What the advisors making this argument fail to understand is that social media is not only a way to communicate with current clients. It is, more importantly, a means of reaching a younger generation of investors who do not want to be sold to, but rather to be educated, engaged, and entertained. And it works. Putnam Investments’ survey found that two thirds of advisors using social media indicated it helped them gain new clients.

“Using social media is going to lower the perception of my brand.”

“You want your brand to be held at a high standard, kind of like Donald Trump says. His brand is all about quality and luxury and that’s all he wants his brand to be known for. I think advisors should follow suit.” Don Wilde, owner and financial advisor at W Financial is not the only advisor who thinks participating in social media could lower perception of their brand.

Improper use, such as flooding news feeds with promotional content, may alienate prospects but a well planned strategy can initiate new relationships and build trust and engagement.

“The key to social selling is to elevate the online relationship to a more personal level. The mistake many advisors make is that they try to begin the sales process online. That approach is inappropriate and aggressive, and it can jeopardize any trust, credibility or rapport that’s been established,” says Hart. But, he says, “The notion that any level of social media engagement will inherently lower the perception of an advisor’s brand is an archaic point of view, far removed from the reality of our times. The fact is, advisors who take that stance are invisible to a new generation of prospective clients.”

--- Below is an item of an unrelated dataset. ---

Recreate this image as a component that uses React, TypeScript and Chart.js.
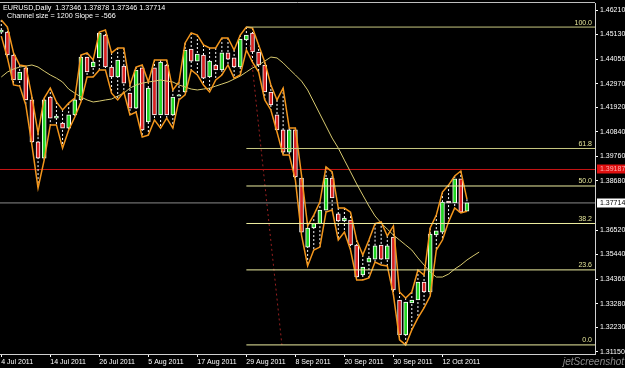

When implemented correctly, a social media strategy will place businesses in front of prospective clients as a thought leader, a source of necessary information and a recognizable brand.

It also bears mentioning that the Trump Hotel Collection has accounts on Facebook, Twitter, YouTube, FourSquare, Pinterest and Tumblr.

“I need to stay in compliance, and it’s too easy to make a mistake.”

Working in a strictly regulated industry does require a heightened sense of awareness about what is being shared online, but it should not prevent anyone from taking advantage of new technology. Now that the S.E.C. is making policy changes to catch up to the New Media Age, advisors can begin to relax. “Regulatory authorities are finally coming around to this new age of business communication, and it is allowing timid advisors to finally get off the sidelines and into the game,” explained Hart.

What advice do social-savvy advisors have for staying compliant? “Definitely don’t use words like ‘guarantee’ in your posts and make sure you archive your social media profiles for compliance issues,” suggests Mary Beth Storjohann, CFP and founder of Workable Wealth .

Start small.

It is time to stop making excuses and implement a strategy. With so many platforms and different nuances of connecting correctly on each one, it can be a daunting task. Storjohann suggests starting small, spending only 15 minutes a day interacting with others and building networks. Leverage scheduling tools such as Buffer or Hootsuite to save time on content creation and utilize the time set aside each day to make connections.

Identify the networks clients and prospective clients are most active in.

Storjohann uses Twitter as a means to connect with other “talking heads” within the industry and to establish connections with other industry leaders. “It’s really helped to engage conversations from a Gen Y and personal financial planning perspective, and has helped to build my brand within the industry.”

It is also “one of the best digital channels for facilitating subtle familiarity with prospective clients and other key audiences,” according to Hart. He also uses Twitter as a prospecting tool and source of information on competitors on behalf of his clients. More than half of the new business leads at Flackable originate on Twitter and LinkedIn.

Facebook is the channel for a more consumer focused strategy. Participation in targeted groups has been a direct source to clients for Workable Wealth.

Develop a targeted strategy.

“The most important thing to keep in mind is who your target audience is on each platform and ensure your content is aligned with your audience,” advises Storjohann.

For those new to the social media scene, Hart suggests seeking help. “These once simple networks are now vast, complex digital societies, so unless you have an in-house expert to manage these accounts, consider hiring a consultant to coach you through these new opportunities and challenges. Business won’t just magically come to you when you open an account. It takes advanced growth and engagement strategies to generate real business results.”

Timid advisors no longer have any excuses not to establish an online reputation. Social media not only provides a platform for connecting with current clients and establishing relationships with new ones, it also gives advisors a space to set themselves apart as thought leaders among other members of the industry. For those advisors still using these old excuses, it is time to jump on the digital bandwagon, or get left behind.